Friday’s December jobs report saw the first decline in employment since the lockdowns of March and April. Let’s take a closer look.
As I pointed out Friday, the losses were concentrated in the food and dining (restaurant) and amusement and recreation sectors, both of which are shown below normalized to 100 as of February:
The two sectors are down 20% and 30% from their February peaks.
By contrast, the leading job sectors of manufacturing, residential and overall construction, and temporary help positions all continued with gains, and are close to if not completely recovered from their pandemic losses. Below I show these YoY in two time periods for easier comparison (note two of the series did not begin until the 1980s).
1983 – present:
This is one of the many signs pointing to a strong rebound in the overall economy once the pandemic is brought under control.
Another important way to look at employment is via the differential impact of the pandemic on the goods-producing vs. service-providing sectors of the economy. Below are the YoY% changes also broken down into two time periods for easier comparison.
1983 – present:
Up until the Great Recession, the goods-producing sector always bore the brunt of layoffs. In fact, the worst YoY losses in service jobs were 1.4% in 1949 and 1.3% in 1958, respectively. In 2009, by contrast, the worst losses were 3.2%. Last year, there were 13.8% losses in April, improving to their “best” reading of 6.3% losses in November.
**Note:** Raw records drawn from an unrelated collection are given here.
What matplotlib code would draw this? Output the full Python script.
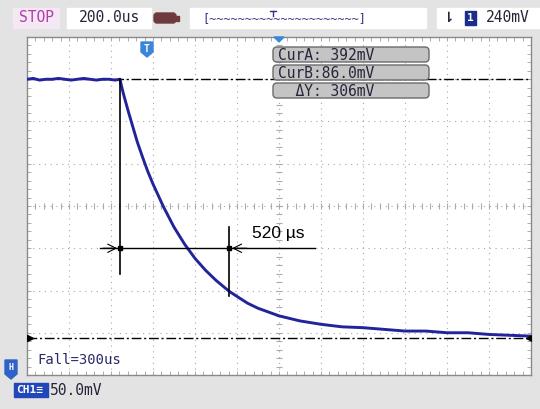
import matplotlib
matplotlib.use("Agg")
import matplotlib.pyplot as plt
from matplotlib.patches import FancyBboxPatch, Rectangle, Polygon
import numpy as np

# scope settings
time_per_div = 200.0      # us
volt_per_div = 50.0       # mV
n_hdiv, n_vdiv = 12, 8
v_bottom = 42.0           # mV at bottom of screen

# captured trace (us, mV)
t_us = [0, 30, 60, 90, 120, 150, 180, 210, 240, 270, 300, 330, 360, 390, 420, 443,
        450, 460, 470, 480, 500, 525, 550, 575, 600, 650, 700, 750,
        800, 850, 900, 963, 1000, 1050, 1100, 1200, 1300, 1400, 1500,
        1600, 1700, 1800, 1900, 2000, 2100, 2200, 2300, 2400]
trace_mv = [392, 393, 391, 392, 392, 393, 392, 391, 392, 393, 392, 391, 392, 392, 391, 392,
            384, 374, 365, 356, 339, 318, 300, 283, 268, 241, 217, 197,
            180, 166, 154, 141, 135, 127, 121, 112, 106, 102, 99,
            98, 96, 94, 94, 92, 92, 90, 89, 88]

cur_a, cur_b = 392, 86.0
fall_start, fall_end = 443, 963   # us, measured interval
fall_label = "520 µs"

W, H = 540, 409
fig = plt.figure(figsize=(W / 100, H / 100), dpi=100)
fig.patch.set_facecolor("#e3e3e3")

# screen area
x0, x1, ytop, ybot = 27, 531, 37, 375
ax = fig.add_axes([x0 / W, 1 - ybot / H, (x1 - x0) / W, (ybot - ytop) / H])
ax.set_facecolor("white")
ax.set_xlim(0, n_hdiv * time_per_div)
ax.set_ylim(v_bottom, v_bottom + n_vdiv * volt_per_div)
ax.set_xticks([])
ax.set_yticks([])
ax.set_xticks(np.arange(0, n_hdiv * time_per_div, time_per_div / 5), minor=True)
ax.set_yticks(np.arange(v_bottom, v_bottom + n_vdiv * volt_per_div, volt_per_div / 5), minor=True)
ax.tick_params(which="minor", direction="in", length=3, color="#a0a0a0",
               top=True, right=True, labelbottom=False, labelleft=False)
for s in ax.spines.values():
    s.set_color("#8a8a8a")
    s.set_linewidth(1.0)

# dotted division grid
for k in range(1, n_hdiv):
    ax.axvline(k * time_per_div, color="#a8a8a8", lw=0.8, ls=(0, (1, 4.2)), zorder=1)
for k in range(1, n_vdiv):
    ax.axhline(v_bottom + k * volt_per_div, color="#a8a8a8", lw=0.8, ls=(0, (1, 4.2)), zorder=1)

# tick marks on the centre cross
tc = n_hdiv * time_per_div / 2
vc = v_bottom + n_vdiv * volt_per_div / 2
ax.plot(np.arange(0, n_hdiv * time_per_div, time_per_div / 5), [vc] * 60,
        ls="none", marker="|", ms=4, mew=0.8, color="#ababab", zorder=1)
ax.plot([tc] * 40, np.arange(v_bottom, v_bottom + n_vdiv * volt_per_div, volt_per_div / 5),
        ls="none", marker="_", ms=4, mew=0.8, color="#ababab", zorder=1)

# cursor lines
for v in (cur_a, cur_b):
    ax.axhline(v, color="black", lw=1.0, ls=(0, (7, 2, 1.5, 2)), zorder=2)
ax.plot([12], [cur_b], marker=">", color="black", ms=5, zorder=4)
ax.plot([2390], [cur_b], marker="<", color="black", ms=5, zorder=4)

# waveform
ax.plot(t_us, trace_mv, color="#23239c", lw=2.1, zorder=3, solid_joinstyle="round")

# fall time measurement
ax.plot([fall_start, fall_start], [cur_a, 161], color="black", lw=1.2, zorder=5)
ax.plot([fall_end, fall_end], [217, 135], color="black", lw=1.2, zorder=5)
y_m = 192
ax.plot([348, 1371], [y_m, y_m], color="black", lw=1.0, zorder=5)
ax.annotate("", xy=(fall_start, y_m), xytext=(350, y_m),
            arrowprops=dict(arrowstyle="->,head_length=0.6,head_width=0.3",
                            color="black", lw=0.8), zorder=6)
ax.annotate("", xy=(fall_end, y_m), xytext=(1060, y_m),
            arrowprops=dict(arrowstyle="->,head_length=0.6,head_width=0.3",
                            color="black", lw=0.8), zorder=6)
ax.plot([fall_start, fall_end], [y_m, y_m], ls="none", marker="s", ms=2.5,
        color="black", zorder=6)
ax.text(1070, 200, fall_label, fontsize=12.5, family="Liberation Sans",
        ha="left", va="bottom", zorder=6)

ax.text(50, 52, "Fall=300us", family="DejaVu Sans Mono", fontsize=10,
        color="#2a2a6a", ha="left", va="bottom", zorder=6)

# overlay for the on-screen menus, pixel coordinates
ov = fig.add_axes([0, 0, 1, 1], zorder=10)
ov.set_xlim(0, W)
ov.set_ylim(H, 0)
ov.axis("off")
ov.patch.set_alpha(0)

mono = "DejaVu Sans Mono"
txt = "#25253a"

# top status bar
ov.add_patch(Rectangle((13, 8), 46, 20, color="#f3e8f3"))
ov.text(36, 18, "STOP", family=mono, fontsize=10.5, color="#b23ca8", ha="center", va="center")
ov.add_patch(Rectangle((67, 8), 84, 20, color="white"))
ov.text(109, 18, "200.0us", family=mono, fontsize=10.5, color=txt, ha="center", va="center")
ov.add_patch(FancyBboxPatch((154, 13), 22, 10, boxstyle="round,pad=0,rounding_size=3",
                            color="#6e3a3e"))
ov.add_patch(Rectangle((176, 15.5), 3, 5, color="#6e3a3e"))
ov.add_patch(Rectangle((190, 8), 236, 20, color="white"))
ov.text(284, 19, "[" + "~" * 21 + "]", family=mono, fontsize=8.5, color="#33338a",
        ha="center", va="center")
# trigger marker in the memory overview
ov.plot([270, 276], [10.5, 10.5], color="#33338a", lw=1.0)
ov.plot([273, 273], [10.5, 16], color="#33338a", lw=1.0)
ov.add_patch(Rectangle((437, 8), 103, 20, color="white"))
ov.text(449, 18, "⇂", fontsize=10, color=txt, ha="center", va="center", weight="bold")
ov.add_patch(Rectangle((465, 11), 11, 14, color="#1c2e8c"))
ov.text(470.5, 18, "1", family=mono, fontsize=8, color="white", ha="center", va="center",
        weight="bold")
ov.text(508, 18, "240mV", family=mono, fontsize=10.5, color=txt, ha="center", va="center")

# trigger position marker and screen centre marker
ov.add_patch(Polygon([[141, 42], [153, 42], [153, 52], [147, 57], [141, 52]],
                     color="#3b86d6"))
ov.text(147, 48.5, "T", family=mono, fontsize=7, color="white", ha="center", va="center",
        weight="bold")
ov.add_patch(Polygon([[274, 37], [284, 37], [279, 42]], color="#3b86d6"))

# cursor readout boxes
boxes = ["CurA: 392mV", "CurB:86.0mV", "  ΔY: 306mV"]
for i, s in enumerate(boxes):
    yb = 47 + i * 18
    ov.add_patch(FancyBboxPatch((273, yb), 156, 15, boxstyle="round,pad=0,rounding_size=4",
                                facecolor="#c4c4c4", edgecolor="#6a6a6a", lw=1.0))
    ov.text(278, yb + 8, s, family=mono, fontsize=10.5, color=txt, ha="left", va="center")

# channel ground marker
ov.add_patch(Polygon([[5, 360], [17, 360], [17, 374], [11, 379], [5, 374]], color="#2f62c8"))
ov.text(11, 368, "H", family=mono, fontsize=6, color="white", ha="center", va="center",
        weight="bold")

# channel scale
ov.add_patch(Rectangle((14, 383), 34, 14, color="#2147b8"))
ov.text(30, 390, "CH1≡", family=mono, fontsize=8, color="white", ha="center", va="center",
        weight="bold")
ov.text(50, 390.5, "50.0mV", family=mono, fontsize=10.5, color=txt, ha="left", va="center")

fig.savefig("out.png", dpi=100, facecolor=fig.get_facecolor())
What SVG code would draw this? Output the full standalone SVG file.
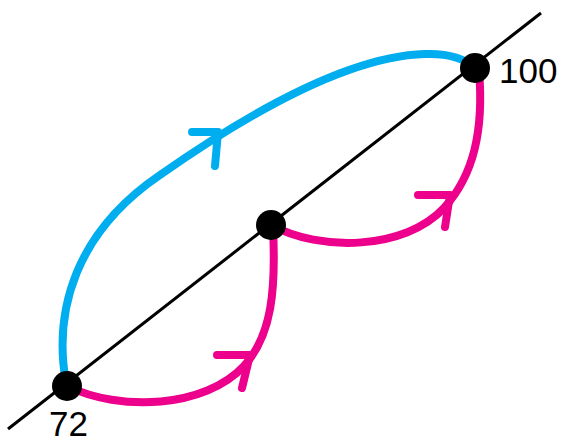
<svg xmlns="http://www.w3.org/2000/svg" width="561" height="442" viewBox="0 0 561 442">
<style>
.blue{fill:none;stroke:#00AEEF;stroke-width:8;stroke-linecap:round;stroke-linejoin:round}
.pink{fill:none;stroke:#EC008C;stroke-width:8;stroke-linecap:round;stroke-linejoin:round}
.axis{stroke:#000;stroke-width:3}
.dot{fill:#000}
.lbl{font-family:"Liberation Sans",Arial,sans-serif;font-size:35px;fill:#000}
</style>
<g id="connectors">
<path class="blue" d="M66,383 C53,310 76,232 160,175 C250,112 350,56 425,54 C450,53 466,60 475,68"/>
<path class="blue" d="M192,132 L218,132 L215,166"/>
<path class="pink" d="M67,386 C120,412 205,408 244,366 C272,335 276,290 273,228"/>
<path class="pink" d="M217,355 L250,355 L242,388"/>
<path class="pink" d="M271,225 C320,252 405,250 444,208 C474,175 484,130 479,70"/>
<path class="pink" d="M418,195 L450,195 L445,227"/>
</g>
<line class="axis" x1="8" y1="429" x2="541" y2="13"/>
<g id="n72"><circle class="dot" cx="67" cy="386" r="15"/><text class="lbl" x="49" y="436">72</text></g>
<g id="nmid"><circle class="dot" cx="271" cy="225" r="15"/></g>
<g id="n100"><circle class="dot" cx="475" cy="68" r="15"/><text class="lbl" x="499" y="83">100</text></g>
</svg>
Finally here are the breakdowns in YoY job gains and losses between men (blue) and women (red), divided into the same two time periods:
Because women have disproportionately been employed in the lower-paying service sectors, they did not suffer layoffs *relatively* as bad as men during recessions prior to the turn of the Millennium. This got worse during the Great Recession, and in this pandemic recession, they have been hit the worst of all historically.